For the past four and a half years, I’ve worked in a bipartisan, bicameral fashion with Senators Leahy, Chairman Goodlatte, and then-Ranking Member John Conyers to reform this program. Our staffers have spent countless hours, often working nights, weekends, and holidays, to produce consensus reform packages. Each and every time we’ve gotten an agreement at the last minute, powerful, well-connected EB-5 industry groups have torpedoed our efforts.
For the last year, my staff, along with Chairman Goodlatte, Senator Cornyn, and Senator Flake’s teams, worked around the clock to produce an EB-5 reform package. Everyone made numerous concessions in order to reach a deal, and we produced a reform package that was fair and that everyone agreed to.
Our reforms had the unanimous support of Invest in the USA, the largest EB-5 trade association. Our reforms had the support of the EB-5 Rural Alliance, a group working to ensure that rural America has a fair shake at attracting EB-5 money. But, these reforms weren’t acceptable to the big moneyed New York industry stakeholders who currently dominate the program. And because big money interests weren’t happy with these reforms, they didn’t become law.
Let that sink in for a minute.
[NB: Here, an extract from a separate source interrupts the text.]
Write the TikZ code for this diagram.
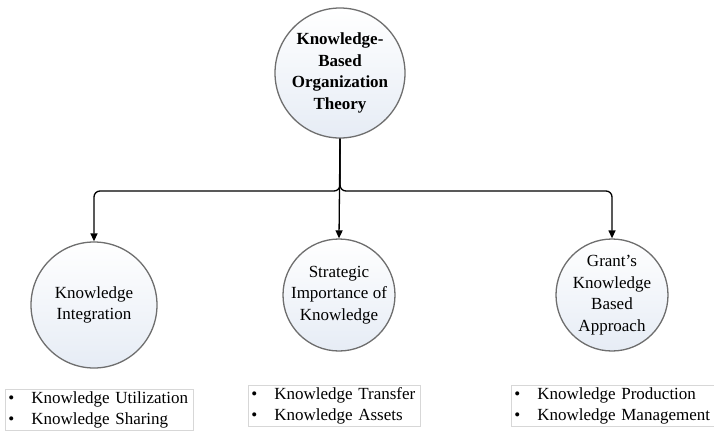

In spite of the fact that reforms were agreed to by Congressional offices and had the support of the largest EB-5 trade association, they didn’t become law because a few EB-5 businesses with a lot of money used their political connections and influence to block them.
While legislative reforms are absolutely necessary, thankfully there is much the administration can do on its own to end corruption in this program. Since January of last year, there have been pending regulations at the Department of Homeland Security, which would modernize the program and ensure capital is actually flowing to rural and underserved urban areas.
As of today, those regulations still have not been implemented.
I’m looking forward to a fulsome discussion with Director Cissna on all of these topics. I’m hoping he can shed some light on steps USCIS is taking to crack down on fraud and abuse in the program. I’d also be curious to hear his thoughts on potential paths forward for legislative reforms.
Finally, and most importantly, I hope Director Cissna can provide an update on the status of the pending modernization regulations. As I have stated very clearly in several bicameral, bipartisan letters, the administration should finalize the modernization regulation as soon as possible. That regulation is a critical and necessary step towards reforming this troubled program.
I now turn to the Ranking Minority Member for her opening remarks.